GDP contracted by -0.2% q/q in Q1—slightly below consensus expectations (-0.1%) and the sixth consecutive quarterly contraction—and it was broad based, with Spain (-0.5%), Italy (-0.5%) and France (-0.2%) contracting and only Germany (+0.1%) of the larger economies recording expansion. Weakness was also reflected in retail sales, which contracted by -0.1% mo/mo in March, suggesting depressed private consumption. EH does not expect a strong improvement in demand as labour markets remain weak (March unemployment 12.1%) and business confidence remains at a low level, with the composite PMI continuing to signal contraction. A (slight) positive sign came from industrial production, which increased by +1% mo/mo in March, suggesting that business activity may gradually improve over the course of 2013. EH forecasts a slight recovery in H2, with growth stabilising at a low level because of weak fundamentals, but expects GDP to contract by -0.3% for full-year 2013.

China: Moderate growth

Growth in industrial output in April picked up to +9.3% y/y (+8.9% in March) but was below consensus forecasts and fixed asset investment growth in January-April slipped to +20.6% y/y, still driven mainly by residential property and infrastructure, with manufacturing lagging. Retail sales growth held up at +12.8% y/y (+12.6% in March) and credit growth accelerated, with net new lending at its highest April level, which should be supportive of future economic growth. Total social financing also accelerated, to +21.8% y/y (+21.1% in March), the highest since June 2011. Growth of exports and imports improved in April, to +14.7% y/y and +16.8%, respectively. April Inflation picked up to +2.4% y/y (+2.1% in March) but was driven by food prices (vegetables) with non-food inflation at +1.8%. Overall, April indicators point to continued—if relatively more moderate—growth (EH forecasts +8% in 2013) and probably will not prompt further policy easing, at this stage.

US and Canada

Recent data and outlook In the US, April retail sales increased by +0.1% mo/mo, helped by a +1% increase in auto sales, but there was a -4.7% fall in gasoline sales due to a sharp price decline. Stripping out autos and gasoline, sales increased by a healthy +0.6%. On a y/y basis, auto sales were up a steep +7.7%, masking weakness in all other retail sales, which were up only +2.8%. Notions that the Fed might taper its bond purchases later this year have driven up the 10-year Treasury yield 30bps to 1.95% in just 10 trading days. Although the federal debt ceiling may be hit technically by 19 May, recently-increased tax revenues and temporary measures will now help the Treasury avoid that ceiling, in practice, until at least September. In Canada, April employment increased by a modest 12,500 (+0.9% y/y), while unemployment fell to a still high 7.2%. Continued weakness in employment and exports may pressure the BOC to lower rates and weaken the overvalued CAD.

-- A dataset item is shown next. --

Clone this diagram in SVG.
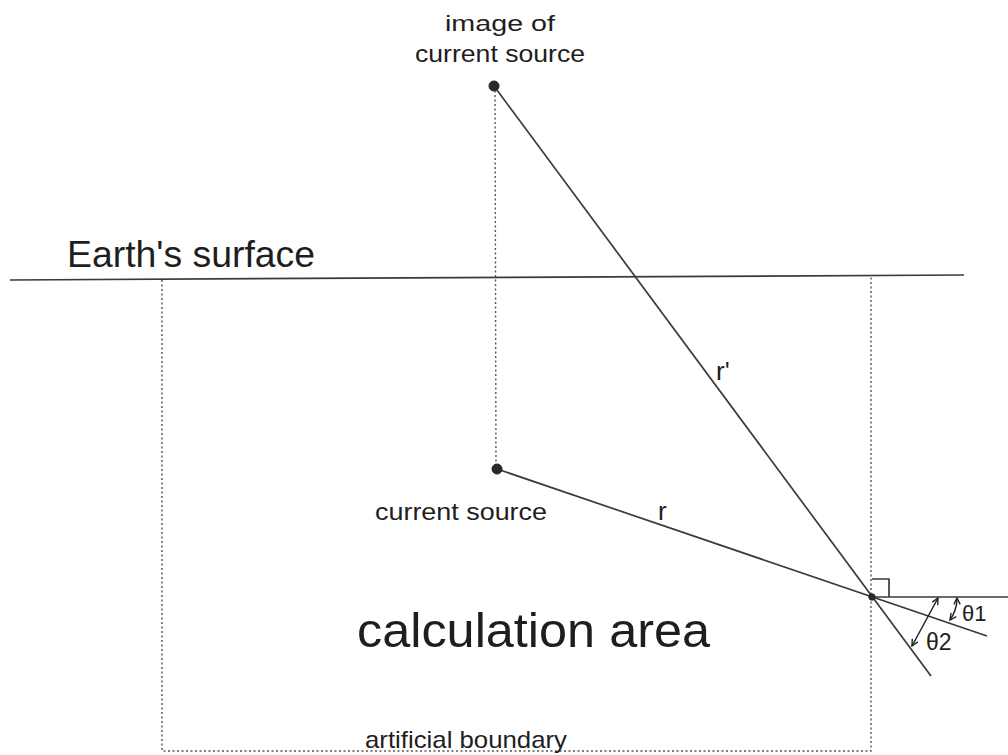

Germany: Strong March indicators

New orders received by the industrial sector continued to increase in March, up by a surprisingly robust +2.2% mo/mo, following a similar rate of expansion in February and a fall of -1.6% in January. In March, external demand (+2.7%) increased at a more rapid rate than domestic demand (+1.8%), providing some evidence of a cautious recovery in the eurozone (+4.2% after +1.2% in February). Moreover, industrial production increased by +1.4% in March after +0.8% in February, including higher output in the
car industry (+7%), computers and electronics (+6.3%) and the ship and aircraft industry (+4.4%), while printing (-1.7%) and machinery (-0.6%) recorded lower figures. Construction output continued to contract, falling by -3.1% (-1.6% in February).